:: To be done ::
Retype all material exactly. Pictures stay out of the copy.

:: Supplied information ::
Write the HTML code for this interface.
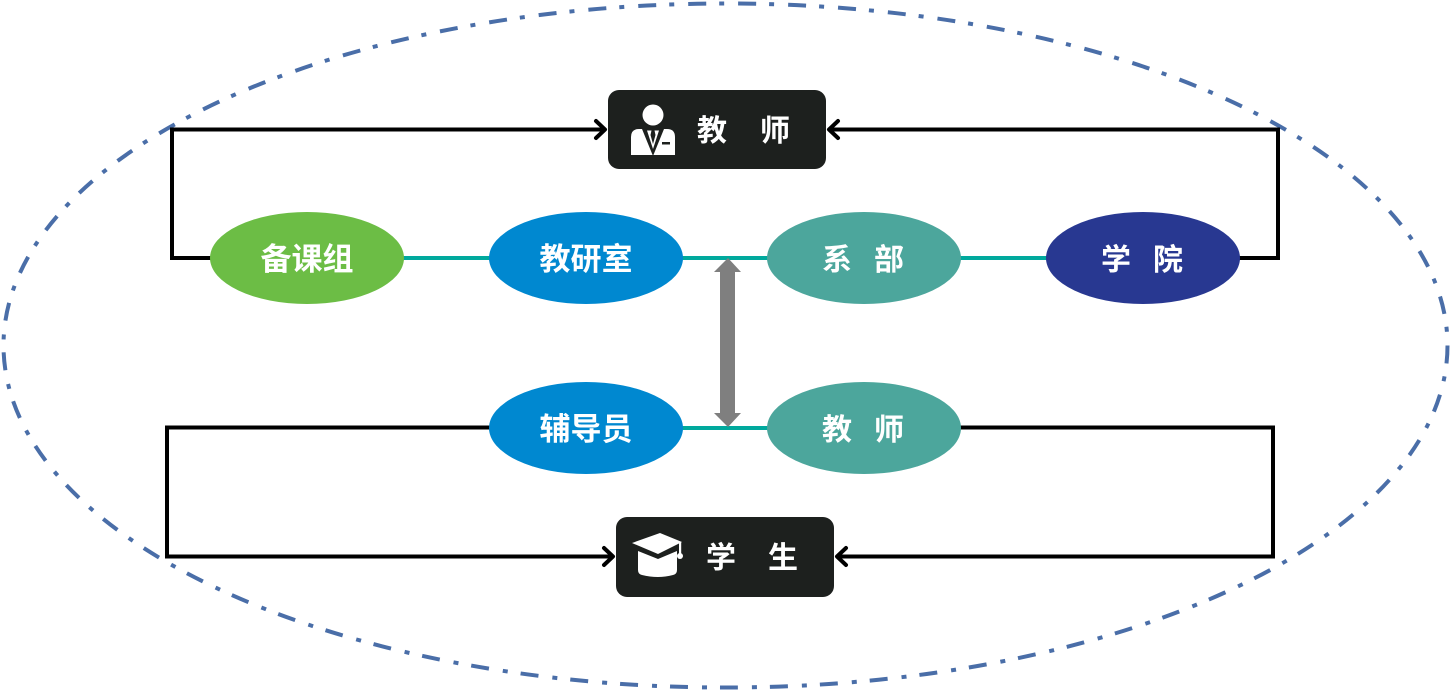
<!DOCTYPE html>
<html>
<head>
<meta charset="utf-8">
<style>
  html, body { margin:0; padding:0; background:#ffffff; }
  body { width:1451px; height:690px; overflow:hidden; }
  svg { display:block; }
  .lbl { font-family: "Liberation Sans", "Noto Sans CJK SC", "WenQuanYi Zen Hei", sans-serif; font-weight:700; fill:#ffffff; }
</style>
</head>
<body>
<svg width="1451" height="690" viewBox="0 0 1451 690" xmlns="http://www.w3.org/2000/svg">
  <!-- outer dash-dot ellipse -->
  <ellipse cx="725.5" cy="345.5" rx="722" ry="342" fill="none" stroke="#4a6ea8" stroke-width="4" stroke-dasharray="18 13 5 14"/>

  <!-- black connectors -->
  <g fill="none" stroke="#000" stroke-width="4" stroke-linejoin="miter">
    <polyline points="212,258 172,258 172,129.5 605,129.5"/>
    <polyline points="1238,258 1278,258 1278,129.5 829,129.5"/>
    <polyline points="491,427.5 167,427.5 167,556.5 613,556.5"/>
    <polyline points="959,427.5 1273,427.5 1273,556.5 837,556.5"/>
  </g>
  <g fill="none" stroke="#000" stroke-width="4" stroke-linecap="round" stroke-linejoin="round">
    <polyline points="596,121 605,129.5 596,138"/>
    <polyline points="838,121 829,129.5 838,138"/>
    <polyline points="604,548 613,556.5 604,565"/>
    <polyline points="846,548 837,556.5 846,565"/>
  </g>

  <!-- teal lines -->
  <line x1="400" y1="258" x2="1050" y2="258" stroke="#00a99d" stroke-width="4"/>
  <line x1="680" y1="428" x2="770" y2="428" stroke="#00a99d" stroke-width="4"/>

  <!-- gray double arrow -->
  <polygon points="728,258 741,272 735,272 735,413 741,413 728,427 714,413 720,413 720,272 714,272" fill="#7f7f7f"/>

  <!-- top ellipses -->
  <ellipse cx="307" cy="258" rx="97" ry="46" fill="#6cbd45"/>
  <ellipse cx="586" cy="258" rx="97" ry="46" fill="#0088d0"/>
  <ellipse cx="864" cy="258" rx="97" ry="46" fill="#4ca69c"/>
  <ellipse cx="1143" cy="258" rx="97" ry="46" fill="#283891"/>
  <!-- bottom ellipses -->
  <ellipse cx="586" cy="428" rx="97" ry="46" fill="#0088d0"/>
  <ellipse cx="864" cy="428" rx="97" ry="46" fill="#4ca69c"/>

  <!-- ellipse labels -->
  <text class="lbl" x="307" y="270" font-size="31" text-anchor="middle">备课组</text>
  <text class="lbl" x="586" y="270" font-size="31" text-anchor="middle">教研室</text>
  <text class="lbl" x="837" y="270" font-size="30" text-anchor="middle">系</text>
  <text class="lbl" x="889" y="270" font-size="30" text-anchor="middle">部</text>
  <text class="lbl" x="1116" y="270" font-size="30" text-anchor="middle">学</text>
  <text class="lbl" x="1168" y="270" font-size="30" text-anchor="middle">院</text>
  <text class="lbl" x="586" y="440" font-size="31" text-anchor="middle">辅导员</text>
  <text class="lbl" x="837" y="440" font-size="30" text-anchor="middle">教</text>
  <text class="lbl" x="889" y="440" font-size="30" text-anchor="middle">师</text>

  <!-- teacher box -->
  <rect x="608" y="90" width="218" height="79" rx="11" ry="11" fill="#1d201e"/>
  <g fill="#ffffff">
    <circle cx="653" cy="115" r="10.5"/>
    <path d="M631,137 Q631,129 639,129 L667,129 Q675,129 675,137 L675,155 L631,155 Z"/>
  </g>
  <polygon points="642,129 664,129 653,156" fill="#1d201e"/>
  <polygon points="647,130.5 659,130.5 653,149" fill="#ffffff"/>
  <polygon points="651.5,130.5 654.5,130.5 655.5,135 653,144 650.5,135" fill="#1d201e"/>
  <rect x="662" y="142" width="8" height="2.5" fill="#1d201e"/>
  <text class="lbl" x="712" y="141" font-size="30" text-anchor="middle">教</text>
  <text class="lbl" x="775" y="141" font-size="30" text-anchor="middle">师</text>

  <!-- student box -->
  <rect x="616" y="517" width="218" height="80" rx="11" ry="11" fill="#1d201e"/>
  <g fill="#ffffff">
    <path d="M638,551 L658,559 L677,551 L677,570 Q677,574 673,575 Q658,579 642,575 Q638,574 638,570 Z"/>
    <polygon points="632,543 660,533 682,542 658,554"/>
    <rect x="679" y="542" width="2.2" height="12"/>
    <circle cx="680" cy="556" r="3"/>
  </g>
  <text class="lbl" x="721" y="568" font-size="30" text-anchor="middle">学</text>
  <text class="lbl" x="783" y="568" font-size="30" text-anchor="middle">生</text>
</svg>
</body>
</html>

:: Response to this task ::
Write the HTML code for this interface.
<!DOCTYPE html>
<html>
<head>
<meta charset="utf-8">
<style>
  html, body { margin:0; padding:0; background:#ffffff; }
  body { width:1451px; height:690px; overflow:hidden; }
  svg { display:block; }
  .lbl { font-family: "Liberation Sans", "Noto Sans CJK SC", "WenQuanYi Zen Hei", sans-serif; font-weight:700; fill:#ffffff; }
</style>
</head>
<body>
<svg width="1451" height="690" viewBox="0 0 1451 690" xmlns="http://www.w3.org/2000/svg">
  <!-- outer dash-dot ellipse -->
  <ellipse cx="725.5" cy="345.5" rx="722" ry="342" fill="none" stroke="#4a6ea8" stroke-width="4" stroke-dasharray="18 13 5 14"/>

  <!-- black connectors -->
  <g fill="none" stroke="#000" stroke-width="4" stroke-linejoin="miter">
    <polyline points="212,258 172,258 172,129.5 605,129.5"/>
    <polyline points="1238,258 1278,258 1278,129.5 829,129.5"/>
    <polyline points="491,427.5 167,427.5 167,556.5 613,556.5"/>
    <polyline points="959,427.5 1273,427.5 1273,556.5 837,556.5"/>
  </g>
  <g fill="none" stroke="#000" stroke-width="4" stroke-linecap="round" stroke-linejoin="round">
    <polyline points="596,121 605,129.5 596,138"/>
    <polyline points="838,121 829,129.5 838,138"/>
    <polyline points="604,548 613,556.5 604,565"/>
    <polyline points="846,548 837,556.5 846,565"/>
  </g>

  <!-- teal lines -->
  <line x1="400" y1="258" x2="1050" y2="258" stroke="#00a99d" stroke-width="4"/>
  <line x1="680" y1="428" x2="770" y2="428" stroke="#00a99d" stroke-width="4"/>

  <!-- gray double arrow -->
  <polygon points="728,258 741,272 735,272 735,413 741,413 728,427 714,413 720,413 720,272 714,272" fill="#7f7f7f"/>

  <!-- top ellipses -->
  <ellipse cx="307" cy="258" rx="97" ry="46" fill="#6cbd45"/>
  <ellipse cx="586" cy="258" rx="97" ry="46" fill="#0088d0"/>
  <ellipse cx="864" cy="258" rx="97" ry="46" fill="#4ca69c"/>
  <ellipse cx="1143" cy="258" rx="97" ry="46" fill="#283891"/>
  <!-- bottom ellipses -->
  <ellipse cx="586" cy="428" rx="97" ry="46" fill="#0088d0"/>
  <ellipse cx="864" cy="428" rx="97" ry="46" fill="#4ca69c"/>

  <!-- ellipse labels -->
  <text class="lbl" x="307" y="270" font-size="31" text-anchor="middle">备课组</text>
  <text class="lbl" x="586" y="270" font-size="31" text-anchor="middle">教研室</text>
  <text class="lbl" x="837" y="270" font-size="30" text-anchor="middle">系</text>
  <text class="lbl" x="889" y="270" font-size="30" text-anchor="middle">部</text>
  <text class="lbl" x="1116" y="270" font-size="30" text-anchor="middle">学</text>
  <text class="lbl" x="1168" y="270" font-size="30" text-anchor="middle">院</text>
  <text class="lbl" x="586" y="440" font-size="31" text-anchor="middle">辅导员</text>
  <text class="lbl" x="837" y="440" font-size="30" text-anchor="middle">教</text>
  <text class="lbl" x="889" y="440" font-size="30" text-anchor="middle">师</text>

  <!-- teacher box -->
  <rect x="608" y="90" width="218" height="79" rx="11" ry="11" fill="#1d201e"/>
  <g fill="#ffffff">
    <circle cx="653" cy="115" r="10.5"/>
    <path d="M631,137 Q631,129 639,129 L667,129 Q675,129 675,137 L675,155 L631,155 Z"/>
  </g>
  <polygon points="642,129 664,129 653,156" fill="#1d201e"/>
  <polygon points="647,130.5 659,130.5 653,149" fill="#ffffff"/>
  <polygon points="651.5,130.5 654.5,130.5 655.5,135 653,144 650.5,135" fill="#1d201e"/>
  <rect x="662" y="142" width="8" height="2.5" fill="#1d201e"/>
  <text class="lbl" x="712" y="141" font-size="30" text-anchor="middle">教</text>
  <text class="lbl" x="775" y="141" font-size="30" text-anchor="middle">师</text>

  <!-- student box -->
  <rect x="616" y="517" width="218" height="80" rx="11" ry="11" fill="#1d201e"/>
  <g fill="#ffffff">
    <path d="M638,551 L658,559 L677,551 L677,570 Q677,574 673,575 Q658,579 642,575 Q638,574 638,570 Z"/>
    <polygon points="632,543 660,533 682,542 658,554"/>
    <rect x="679" y="542" width="2.2" height="12"/>
    <circle cx="680" cy="556" r="3"/>
  </g>
  <text class="lbl" x="721" y="568" font-size="30" text-anchor="middle">学</text>
  <text class="lbl" x="783" y="568" font-size="30" text-anchor="middle">生</text>
</svg>
</body>
</html>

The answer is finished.